Por último, la que podría haberse vuelto su peor enemiga, tampoco lo fue: la soledad. Si bien siempre hubo un mínimo de seis personas a bordo, “no somos nada”. “En Uruguay nos sentimos más importantes de lo que somos, pero vos te fuiste y al mundo no le cambió en nada que estemos acá, o no tenés ni idea de que pasó y no te molesta, porque el mundo tampoco está pendiente de vos”, reflexionó el capitán.
Los días son días. La frase nació de esa sensación de pérdida de la noción del tiempo que sentían a bordo, inversamente proporcional al disfrute de la vida. Pero en octubre del año pasado terminó la aventura para Calíope cuando la tripulación desembarcó en Australia, donde la última comida (después de haber encontrado un bar que los dejara ingresar de chancletas) los sorprendió pudiendo apoyar los vasos sobre la mesa sin que se cayeran.
El velero se quedó en ese último puerto al que arribó. “Salió lastimado. Como todo barco se rompe y se la banca al mismo tiempo”, lamentó Matías. El Calíope se puso a la venta. De no ser por eso, los muchachos hubieran terminado el viaje donde lo empezaron, en Barcelona, es decir: darle la vuelta al mundo. “Con esta tripulación lo haría de cabeza”, aseguró el capitán.
Quedó claro que no se necesita ser un experto para sumarse a una travesía en alta mar, solamente confiar en un capitán (Matías recomienda hacer un viaje corto previo) y tener la convicción de que no se está huyendo de nada. El concepto de haber dejado “una vida real” atrás existía, pero durante 395 días la vida real fue esa: “Nosotros estábamos viviendo”. Para volver al ritmo de la vida en tierra, los muchachos piensan en irse un tiempo a vivir a Australia, que “es un país entero, todo un continente para explorar y seguir teniendo aventuras y conociendo gente”, dijo Federico. “Es el momento de la vida para hacerlo, para las cosas raras y locas antes de sentar cabeza y definir a Uruguay como base”, agregó.
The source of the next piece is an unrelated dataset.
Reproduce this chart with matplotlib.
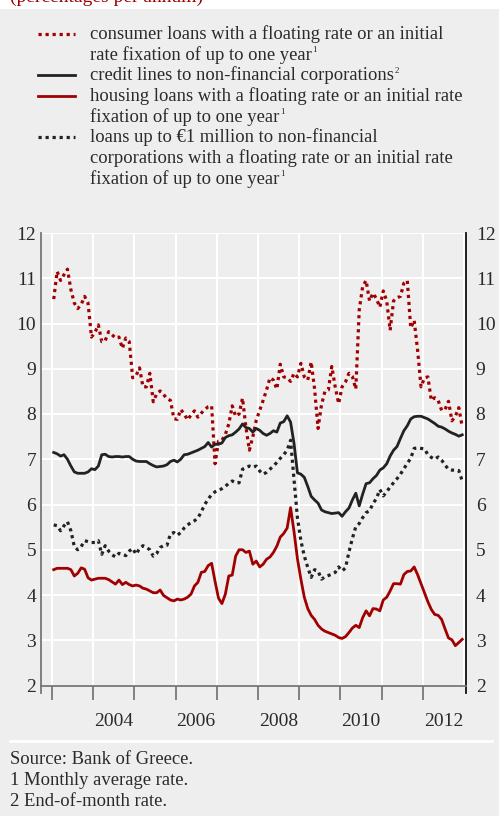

Tampoco es necesario “un megabarco todo lujoso” para hacerlo. Todas esas personas que conocieron en el mar durante su viaje tenían algo en común; “con más plata o menos plata, más edad, menos edad, todos decidieron por alguna razón que esa iba a ser su vida por un tiempo”, señaló Matías. El capitán pudo lanzarse al cruce después de dos años enteros de ahorros. El costo, que incluía tanto el combustible del barco como el consumo de bebidas alcohólicas, podía sostenerse con mil dólares al mes por tripulante, sin contar que los gastos de roturas podían inflar el presupuesto.
La experiencia le sirvió a la tripulación para entender que “se le puede bajar un poquito el volumen a la vida”, que es mucho más que estudiar, trabajar y “hacer plata”, y darse un momento para andar descalzos. Con esta filosofía Mundo Calíope le dio un batacazo a las propuestas de turismo masificado; “lo que nos llevamos de este viaje fue ver que en el mundo todavía existen paraísos”.